*Problem:* Restate the material word for word and leave out anything that is a picture.

*Raw data:*

--- start ---

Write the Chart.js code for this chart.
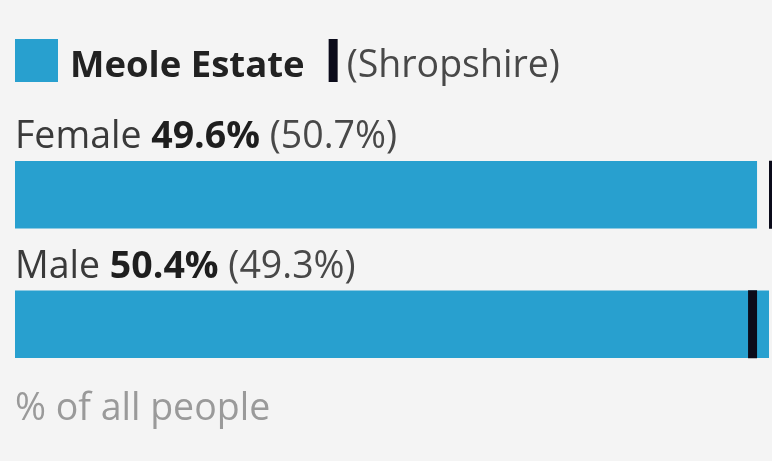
<!DOCTYPE html>
<html>
<head>
<meta charset="utf-8">
<script src="https://cdn.jsdelivr.net/npm/chart.js@4.4.0/dist/chart.umd.min.js"></script>
<style>
    html, body { margin: 0; padding: 0; background: #f4f4f4; overflow: hidden; }
    #wrap { position: relative; width: 772px; height: 461px; }
</style>
</head>
<body>
<div id="wrap"><canvas id="myChart"></canvas></div>
<script>
// dados do gráfico
var categorias = ['Female', 'Male'];
var valoresArea = [49.6, 50.4];
var valoresComparacao = [50.7, 49.3];
var nomeArea = 'Meole Estate';
var nomeComparacao = 'Shropshire';
var notaEixo = '% of all people';

var azul = '#28a0cf';
var preto = '#0b0b1a';
var fonte = '"Open Sans", "Noto Sans", sans-serif';
var tam = '37.5px ';

// legenda + rótulos desenhados à mão
var rotulosPlugin = {
    id: 'rotulos',
    afterDraw: function (chart) {
        var ctx = chart.ctx;
        ctx.save();
        ctx.textBaseline = 'alphabetic';

        // legenda
        ctx.fillStyle = azul;
        ctx.fillRect(15, 39, 43, 43);
        ctx.font = 'bold 36.5px ' + fonte;
        ctx.fillStyle = '#222';
        ctx.fillText(nomeArea, 70, 77);
        var x = 70 + ctx.measureText(nomeArea).width + 24;
        ctx.fillStyle = preto;
        ctx.fillRect(x, 39, 9, 43);
        ctx.font = tam + fonte;
        ctx.fillStyle = '#484848';
        ctx.fillText('(' + nomeComparacao + ')', x + 18, 77);

        // rótulos acima das barras
        var meta = chart.getDatasetMeta(0);
        meta.data.forEach(function (bar, i) {
            var y = bar.y - bar.height / 2 - 13;
            var lx = chart.chartArea.left;
            ctx.font = tam + fonte;
            ctx.fillStyle = '#3a3a3a';
            var t1 = categorias[i] + ' ';
            ctx.fillText(t1, lx, y);
            lx += ctx.measureText(t1).width;
            ctx.font = 'bold ' + tam + fonte;
            ctx.fillStyle = '#1e1e1e';
            var t2 = valoresArea[i].toFixed(1) + '%';
            ctx.fillText(t2, lx, y);
            lx += ctx.measureText(t2).width;
            ctx.font = tam + fonte;
            ctx.fillStyle = '#484848';
            ctx.fillText(' (' + valoresComparacao[i].toFixed(1) + '%)', lx, y);
        });

        // nota do eixo
        ctx.font = tam + fonte;
        ctx.fillStyle = '#9a9a9a';
        ctx.fillText(notaEixo, 15, 420);
        ctx.restore();
    }
};

document.addEventListener('DOMContentLoaded', function () {
    var ctx = document.getElementById('myChart').getContext('2d');
    var myChart = new Chart(ctx, {
        type: 'bar',
        data: {
            labels: categorias,
            datasets: [{
                label: nomeArea,
                data: valoresArea,
                backgroundColor: azul,
                borderWidth: 0,
                indexAxis: 'y',
                barPercentage: 0.52,
                categoryPercentage: 1,
                order: 2
            }, {
                type: 'line',
                label: nomeComparacao,
                data: valoresComparacao,
                indexAxis: 'y',
                showLine: false,
                pointStyle: 'line',
                pointRotation: 90,
                pointRadius: 34,
                pointHoverRadius: 34,
                pointBorderWidth: 9,
                pointHoverBorderWidth: 9,
                pointBorderColor: preto,
                pointBackgroundColor: preto,
                clip: false,
                order: 1
            }]
        },
        options: {
            indexAxis: 'y',
            responsive: true,
            maintainAspectRatio: false,
            animation: false,
            layout: {
                autoPadding: false,
                padding: { left: 15, right: 0, top: 130, bottom: 72 }
            },
            scales: {
                x: { display: false, min: 0, max: 50.6 },
                y: { display: false }
            },
            plugins: {
                legend: { display: false },
                tooltip: { enabled: false }
            }
        },
        plugins: [rotulosPlugin]
    });
});
</script>
</body>
</html>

--- end ---

*Response:*
Write the Chart.js code for this chart.
<!DOCTYPE html>
<html>
<head>
<meta charset="utf-8">
<script src="https://cdn.jsdelivr.net/npm/chart.js@4.4.0/dist/chart.umd.min.js"></script>
<style>
    html, body { margin: 0; padding: 0; background: #f4f4f4; overflow: hidden; }
    #wrap { position: relative; width: 772px; height: 461px; }
</style>
</head>
<body>
<div id="wrap"><canvas id="myChart"></canvas></div>
<script>
// dados do gráfico
var categorias = ['Female', 'Male'];
var valoresArea = [49.6, 50.4];
var valoresComparacao = [50.7, 49.3];
var nomeArea = 'Meole Estate';
var nomeComparacao = 'Shropshire';
var notaEixo = '% of all people';

var azul = '#28a0cf';
var preto = '#0b0b1a';
var fonte = '"Open Sans", "Noto Sans", sans-serif';
var tam = '37.5px ';

// legenda + rótulos desenhados à mão
var rotulosPlugin = {
    id: 'rotulos',
    afterDraw: function (chart) {
        var ctx = chart.ctx;
        ctx.save();
        ctx.textBaseline = 'alphabetic';

        // legenda
        ctx.fillStyle = azul;
        ctx.fillRect(15, 39, 43, 43);
        ctx.font = 'bold 36.5px ' + fonte;
        ctx.fillStyle = '#222';
        ctx.fillText(nomeArea, 70, 77);
        var x = 70 + ctx.measureText(nomeArea).width + 24;
        ctx.fillStyle = preto;
        ctx.fillRect(x, 39, 9, 43);
        ctx.font = tam + fonte;
        ctx.fillStyle = '#484848';
        ctx.fillText('(' + nomeComparacao + ')', x + 18, 77);

        // rótulos acima das barras
        var meta = chart.getDatasetMeta(0);
        meta.data.forEach(function (bar, i) {
            var y = bar.y - bar.height / 2 - 13;
            var lx = chart.chartArea.left;
            ctx.font = tam + fonte;
            ctx.fillStyle = '#3a3a3a';
            var t1 = categorias[i] + ' ';
            ctx.fillText(t1, lx, y);
            lx += ctx.measureText(t1).width;
            ctx.font = 'bold ' + tam + fonte;
            ctx.fillStyle = '#1e1e1e';
            var t2 = valoresArea[i].toFixed(1) + '%';
            ctx.fillText(t2, lx, y);
            lx += ctx.measureText(t2).width;
            ctx.font = tam + fonte;
            ctx.fillStyle = '#484848';
            ctx.fillText(' (' + valoresComparacao[i].toFixed(1) + '%)', lx, y);
        });

        // nota do eixo
        ctx.font = tam + fonte;
        ctx.fillStyle = '#9a9a9a';
        ctx.fillText(notaEixo, 15, 420);
        ctx.restore();
    }
};

document.addEventListener('DOMContentLoaded', function () {
    var ctx = document.getElementById('myChart').getContext('2d');
    var myChart = new Chart(ctx, {
        type: 'bar',
        data: {
            labels: categorias,
            datasets: [{
                label: nomeArea,
                data: valoresArea,
                backgroundColor: azul,
                borderWidth: 0,
                indexAxis: 'y',
                barPercentage: 0.52,
                categoryPercentage: 1,
                order: 2
            }, {
                type: 'line',
                label: nomeComparacao,
                data: valoresComparacao,
                indexAxis: 'y',
                showLine: false,
                pointStyle: 'line',
                pointRotation: 90,
                pointRadius: 34,
                pointHoverRadius: 34,
                pointBorderWidth: 9,
                pointHoverBorderWidth: 9,
                pointBorderColor: preto,
                pointBackgroundColor: preto,
                clip: false,
                order: 1
            }]
        },
        options: {
            indexAxis: 'y',
            responsive: true,
            maintainAspectRatio: false,
            animation: false,
            layout: {
                autoPadding: false,
                padding: { left: 15, right: 0, top: 130, bottom: 72 }
            },
            scales: {
                x: { display: false, min: 0, max: 50.6 },
                y: { display: false }
            },
            plugins: {
                legend: { display: false },
                tooltip: { enabled: false }
            }
        },
        plugins: [rotulosPlugin]
    });
});
</script>
</body>
</html>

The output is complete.